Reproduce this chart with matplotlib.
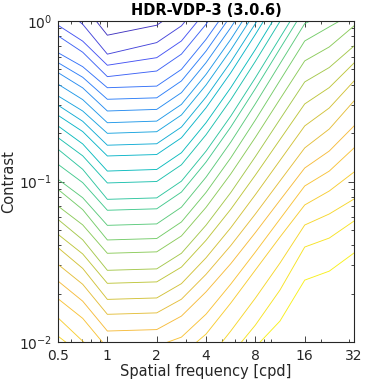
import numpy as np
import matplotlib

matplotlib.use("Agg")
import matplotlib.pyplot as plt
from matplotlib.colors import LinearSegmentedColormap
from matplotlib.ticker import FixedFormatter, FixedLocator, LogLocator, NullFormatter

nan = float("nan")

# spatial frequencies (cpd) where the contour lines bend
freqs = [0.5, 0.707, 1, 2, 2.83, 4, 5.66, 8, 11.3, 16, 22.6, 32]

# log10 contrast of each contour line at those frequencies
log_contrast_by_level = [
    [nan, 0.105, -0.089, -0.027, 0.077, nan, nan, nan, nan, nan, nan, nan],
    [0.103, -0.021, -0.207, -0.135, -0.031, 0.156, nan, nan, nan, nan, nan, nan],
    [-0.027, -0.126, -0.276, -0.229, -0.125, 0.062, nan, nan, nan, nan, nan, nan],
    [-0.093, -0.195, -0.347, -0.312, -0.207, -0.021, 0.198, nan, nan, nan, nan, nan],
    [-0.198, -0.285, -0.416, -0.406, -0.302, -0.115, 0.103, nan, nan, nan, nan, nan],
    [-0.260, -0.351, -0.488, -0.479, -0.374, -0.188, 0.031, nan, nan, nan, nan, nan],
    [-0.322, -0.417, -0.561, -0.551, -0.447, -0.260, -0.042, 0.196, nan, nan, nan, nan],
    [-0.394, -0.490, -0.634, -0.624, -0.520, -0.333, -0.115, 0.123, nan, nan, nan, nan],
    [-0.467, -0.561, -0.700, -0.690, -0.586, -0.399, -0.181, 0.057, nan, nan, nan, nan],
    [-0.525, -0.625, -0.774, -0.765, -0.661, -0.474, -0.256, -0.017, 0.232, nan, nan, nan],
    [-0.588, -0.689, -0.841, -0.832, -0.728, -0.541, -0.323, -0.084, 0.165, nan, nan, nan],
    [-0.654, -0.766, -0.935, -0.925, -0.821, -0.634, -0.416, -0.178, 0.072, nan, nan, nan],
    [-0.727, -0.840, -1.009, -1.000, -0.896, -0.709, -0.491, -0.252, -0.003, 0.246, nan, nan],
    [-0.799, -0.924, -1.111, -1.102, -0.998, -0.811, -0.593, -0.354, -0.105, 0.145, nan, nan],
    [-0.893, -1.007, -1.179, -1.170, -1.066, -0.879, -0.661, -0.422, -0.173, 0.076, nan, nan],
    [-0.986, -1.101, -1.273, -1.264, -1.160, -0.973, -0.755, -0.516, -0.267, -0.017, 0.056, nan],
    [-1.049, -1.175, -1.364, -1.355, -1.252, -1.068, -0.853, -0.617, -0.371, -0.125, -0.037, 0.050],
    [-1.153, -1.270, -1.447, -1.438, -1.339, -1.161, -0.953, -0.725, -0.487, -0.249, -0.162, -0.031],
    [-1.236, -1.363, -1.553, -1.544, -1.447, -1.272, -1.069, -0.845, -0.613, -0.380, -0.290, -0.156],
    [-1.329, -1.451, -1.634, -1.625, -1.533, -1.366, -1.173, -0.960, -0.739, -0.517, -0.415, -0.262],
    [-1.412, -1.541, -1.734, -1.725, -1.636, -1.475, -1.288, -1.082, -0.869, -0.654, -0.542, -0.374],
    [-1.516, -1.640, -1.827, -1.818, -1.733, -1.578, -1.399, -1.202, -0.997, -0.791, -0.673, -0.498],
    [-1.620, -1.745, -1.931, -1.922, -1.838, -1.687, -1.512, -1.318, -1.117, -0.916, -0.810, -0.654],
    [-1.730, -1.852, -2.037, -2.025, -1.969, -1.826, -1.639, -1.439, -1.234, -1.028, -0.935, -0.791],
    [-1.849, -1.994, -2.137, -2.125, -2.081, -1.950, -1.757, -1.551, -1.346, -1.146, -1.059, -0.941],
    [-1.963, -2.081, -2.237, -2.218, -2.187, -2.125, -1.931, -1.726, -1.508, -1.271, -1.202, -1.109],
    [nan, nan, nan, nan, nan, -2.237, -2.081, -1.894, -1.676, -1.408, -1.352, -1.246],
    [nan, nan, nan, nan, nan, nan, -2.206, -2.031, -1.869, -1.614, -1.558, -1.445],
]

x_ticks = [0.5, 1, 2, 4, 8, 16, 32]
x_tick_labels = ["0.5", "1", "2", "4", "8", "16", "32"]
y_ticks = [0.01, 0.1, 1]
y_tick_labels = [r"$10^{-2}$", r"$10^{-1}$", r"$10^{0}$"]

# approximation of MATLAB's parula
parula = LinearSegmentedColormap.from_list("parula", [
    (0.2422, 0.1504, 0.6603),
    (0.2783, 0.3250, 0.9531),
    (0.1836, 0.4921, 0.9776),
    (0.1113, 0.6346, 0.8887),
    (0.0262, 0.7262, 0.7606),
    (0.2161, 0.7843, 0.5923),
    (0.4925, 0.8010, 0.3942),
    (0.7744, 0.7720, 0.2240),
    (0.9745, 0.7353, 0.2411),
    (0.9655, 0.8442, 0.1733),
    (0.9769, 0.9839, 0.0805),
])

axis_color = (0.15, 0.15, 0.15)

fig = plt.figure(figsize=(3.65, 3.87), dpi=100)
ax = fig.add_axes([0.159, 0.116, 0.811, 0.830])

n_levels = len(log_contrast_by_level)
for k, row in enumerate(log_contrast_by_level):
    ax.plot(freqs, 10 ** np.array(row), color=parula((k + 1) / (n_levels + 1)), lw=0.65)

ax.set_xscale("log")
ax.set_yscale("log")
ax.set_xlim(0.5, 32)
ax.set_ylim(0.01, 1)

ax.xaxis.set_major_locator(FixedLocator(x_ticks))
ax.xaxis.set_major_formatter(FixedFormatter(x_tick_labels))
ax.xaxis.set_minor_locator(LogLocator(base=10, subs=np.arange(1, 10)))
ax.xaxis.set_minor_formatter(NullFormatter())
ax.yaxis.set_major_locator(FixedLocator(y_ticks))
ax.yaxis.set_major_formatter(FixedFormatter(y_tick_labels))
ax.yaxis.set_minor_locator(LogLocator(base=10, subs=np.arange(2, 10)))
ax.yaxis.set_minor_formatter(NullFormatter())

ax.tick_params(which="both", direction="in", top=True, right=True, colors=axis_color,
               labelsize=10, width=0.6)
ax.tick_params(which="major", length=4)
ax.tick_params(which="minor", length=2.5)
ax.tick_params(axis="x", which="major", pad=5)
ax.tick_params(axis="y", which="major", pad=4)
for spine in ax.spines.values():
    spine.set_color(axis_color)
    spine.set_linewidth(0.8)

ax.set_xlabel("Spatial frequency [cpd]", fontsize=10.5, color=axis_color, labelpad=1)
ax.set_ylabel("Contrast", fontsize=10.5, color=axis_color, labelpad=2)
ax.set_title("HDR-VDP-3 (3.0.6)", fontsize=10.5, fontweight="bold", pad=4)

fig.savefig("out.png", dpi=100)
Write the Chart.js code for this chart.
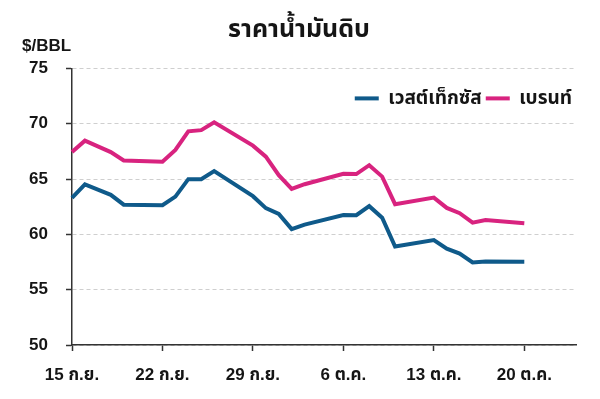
══════════════════════════════
# WHAT NEEDS TO BE DONE
Quote, exactly and only, the lines from the first line of the data above through the line containing "16, 22.6, 32]". The pictures do not belong in it.

# PROBLEM SOLUTION
Reproduce this chart with matplotlib.
import numpy as np
import matplotlib

matplotlib.use("Agg")
import matplotlib.pyplot as plt
from matplotlib.colors import LinearSegmentedColormap
from matplotlib.ticker import FixedFormatter, FixedLocator, LogLocator, NullFormatter

nan = float("nan")

# spatial frequencies (cpd) where the contour lines bend
freqs = [0.5, 0.707, 1, 2, 2.83, 4, 5.66, 8, 11.3, 16, 22.6, 32]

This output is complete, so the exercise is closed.